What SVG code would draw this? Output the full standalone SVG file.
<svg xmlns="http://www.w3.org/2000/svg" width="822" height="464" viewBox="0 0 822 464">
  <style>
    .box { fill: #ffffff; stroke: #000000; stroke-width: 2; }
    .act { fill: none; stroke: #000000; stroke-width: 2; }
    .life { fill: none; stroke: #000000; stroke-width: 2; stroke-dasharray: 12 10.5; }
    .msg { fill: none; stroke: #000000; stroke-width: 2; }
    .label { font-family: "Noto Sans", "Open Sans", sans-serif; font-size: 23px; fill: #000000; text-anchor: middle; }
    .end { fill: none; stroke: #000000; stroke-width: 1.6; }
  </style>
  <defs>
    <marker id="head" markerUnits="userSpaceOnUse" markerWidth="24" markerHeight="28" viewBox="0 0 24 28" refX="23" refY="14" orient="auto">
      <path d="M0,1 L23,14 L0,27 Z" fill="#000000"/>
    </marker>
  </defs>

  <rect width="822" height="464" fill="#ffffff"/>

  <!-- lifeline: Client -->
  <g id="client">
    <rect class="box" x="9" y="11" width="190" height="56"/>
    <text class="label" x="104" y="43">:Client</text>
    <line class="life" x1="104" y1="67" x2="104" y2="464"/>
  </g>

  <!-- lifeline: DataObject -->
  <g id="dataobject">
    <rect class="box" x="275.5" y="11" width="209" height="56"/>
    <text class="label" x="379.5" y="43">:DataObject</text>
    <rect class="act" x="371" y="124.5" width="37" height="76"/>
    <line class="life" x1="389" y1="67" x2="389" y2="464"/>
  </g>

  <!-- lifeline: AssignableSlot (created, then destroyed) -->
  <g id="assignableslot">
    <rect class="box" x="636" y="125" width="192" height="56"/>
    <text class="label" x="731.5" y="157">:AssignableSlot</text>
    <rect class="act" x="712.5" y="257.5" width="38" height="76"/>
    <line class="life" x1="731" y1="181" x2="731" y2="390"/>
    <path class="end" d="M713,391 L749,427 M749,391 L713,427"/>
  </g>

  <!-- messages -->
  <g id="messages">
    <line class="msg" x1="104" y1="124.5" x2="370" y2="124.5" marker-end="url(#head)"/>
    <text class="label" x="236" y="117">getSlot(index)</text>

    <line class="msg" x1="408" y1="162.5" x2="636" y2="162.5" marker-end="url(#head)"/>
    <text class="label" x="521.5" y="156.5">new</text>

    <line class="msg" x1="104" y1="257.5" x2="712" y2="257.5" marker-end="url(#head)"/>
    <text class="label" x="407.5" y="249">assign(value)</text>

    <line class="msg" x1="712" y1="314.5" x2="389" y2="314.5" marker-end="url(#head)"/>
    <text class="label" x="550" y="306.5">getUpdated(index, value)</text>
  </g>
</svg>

- - -

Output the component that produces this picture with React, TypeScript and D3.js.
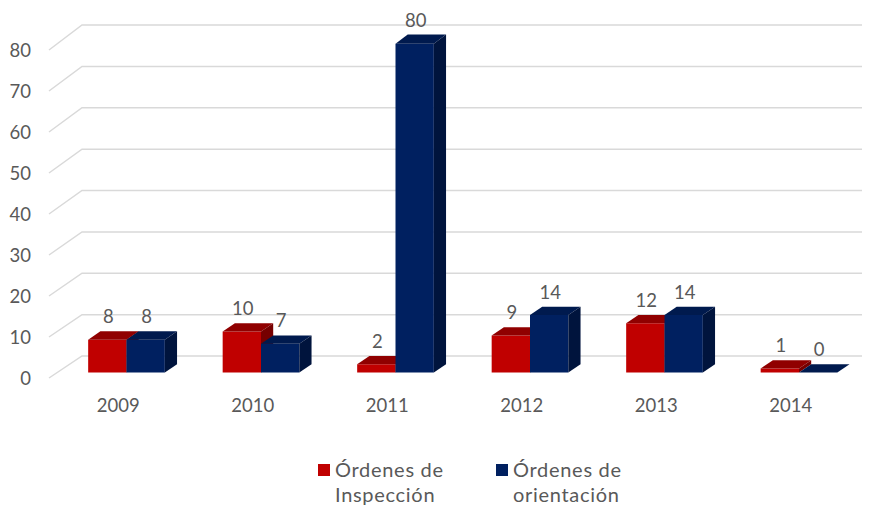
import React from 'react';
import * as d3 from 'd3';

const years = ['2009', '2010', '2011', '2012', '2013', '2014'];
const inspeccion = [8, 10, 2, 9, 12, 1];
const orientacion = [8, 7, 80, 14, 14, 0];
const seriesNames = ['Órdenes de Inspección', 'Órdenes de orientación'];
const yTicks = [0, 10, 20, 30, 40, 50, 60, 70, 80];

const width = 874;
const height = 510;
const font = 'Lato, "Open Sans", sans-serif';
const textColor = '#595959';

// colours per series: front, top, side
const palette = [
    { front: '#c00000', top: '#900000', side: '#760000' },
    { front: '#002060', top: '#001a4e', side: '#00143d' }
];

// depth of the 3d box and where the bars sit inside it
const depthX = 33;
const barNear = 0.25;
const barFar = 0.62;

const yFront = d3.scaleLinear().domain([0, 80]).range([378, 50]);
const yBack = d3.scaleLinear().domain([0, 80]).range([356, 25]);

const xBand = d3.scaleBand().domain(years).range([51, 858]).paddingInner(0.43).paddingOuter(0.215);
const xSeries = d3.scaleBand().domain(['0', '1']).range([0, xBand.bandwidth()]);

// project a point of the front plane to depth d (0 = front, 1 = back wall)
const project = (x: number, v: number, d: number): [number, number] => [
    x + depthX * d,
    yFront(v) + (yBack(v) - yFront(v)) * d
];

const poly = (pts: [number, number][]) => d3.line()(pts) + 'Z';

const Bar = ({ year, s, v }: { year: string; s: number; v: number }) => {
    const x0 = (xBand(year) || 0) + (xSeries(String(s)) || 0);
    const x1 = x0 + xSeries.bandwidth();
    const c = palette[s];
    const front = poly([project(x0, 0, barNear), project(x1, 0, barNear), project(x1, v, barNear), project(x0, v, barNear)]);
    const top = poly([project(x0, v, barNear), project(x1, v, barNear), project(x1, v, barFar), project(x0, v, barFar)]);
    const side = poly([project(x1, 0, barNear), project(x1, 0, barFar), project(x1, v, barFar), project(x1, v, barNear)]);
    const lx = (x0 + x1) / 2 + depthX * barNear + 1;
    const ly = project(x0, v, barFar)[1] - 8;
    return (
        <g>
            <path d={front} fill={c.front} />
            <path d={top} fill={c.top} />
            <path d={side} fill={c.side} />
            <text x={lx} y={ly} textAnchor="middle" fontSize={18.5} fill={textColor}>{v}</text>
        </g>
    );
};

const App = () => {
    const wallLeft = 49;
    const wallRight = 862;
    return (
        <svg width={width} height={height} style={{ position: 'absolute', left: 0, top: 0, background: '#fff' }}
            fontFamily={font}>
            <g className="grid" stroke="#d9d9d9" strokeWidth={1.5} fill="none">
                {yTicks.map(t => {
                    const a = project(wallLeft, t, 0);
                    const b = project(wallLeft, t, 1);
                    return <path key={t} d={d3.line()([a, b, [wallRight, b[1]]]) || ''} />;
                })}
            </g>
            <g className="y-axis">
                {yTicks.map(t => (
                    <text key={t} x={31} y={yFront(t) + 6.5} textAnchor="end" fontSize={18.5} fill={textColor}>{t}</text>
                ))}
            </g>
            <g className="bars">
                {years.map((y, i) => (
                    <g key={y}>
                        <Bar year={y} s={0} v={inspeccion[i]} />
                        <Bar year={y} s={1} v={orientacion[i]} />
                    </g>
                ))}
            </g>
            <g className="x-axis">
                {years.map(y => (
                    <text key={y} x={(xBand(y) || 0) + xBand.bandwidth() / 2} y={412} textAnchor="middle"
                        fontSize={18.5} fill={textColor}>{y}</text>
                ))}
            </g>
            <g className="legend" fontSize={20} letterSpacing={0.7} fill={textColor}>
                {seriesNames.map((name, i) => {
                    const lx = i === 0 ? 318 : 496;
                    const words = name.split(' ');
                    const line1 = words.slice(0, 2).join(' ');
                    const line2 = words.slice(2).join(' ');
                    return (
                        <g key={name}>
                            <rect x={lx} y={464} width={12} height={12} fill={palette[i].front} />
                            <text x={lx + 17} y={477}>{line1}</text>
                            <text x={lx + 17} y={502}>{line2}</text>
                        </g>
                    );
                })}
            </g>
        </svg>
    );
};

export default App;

- - -

PROBLEM TO SOLVE | Above are the records; copy exactly the lines from the one with "Output the component" through the one with "60, 70, 80];", including both, and nothing more. Leave out pictures.

RESULT FOR THIS TASK |
Output the component that produces this picture with React, TypeScript and D3.js.
import React from 'react';
import * as d3 from 'd3';

const years = ['2009', '2010', '2011', '2012', '2013', '2014'];
const inspeccion = [8, 10, 2, 9, 12, 1];
const orientacion = [8, 7, 80, 14, 14, 0];
const seriesNames = ['Órdenes de Inspección', 'Órdenes de orientación'];
const yTicks = [0, 10, 20, 30, 40, 50, 60, 70, 80];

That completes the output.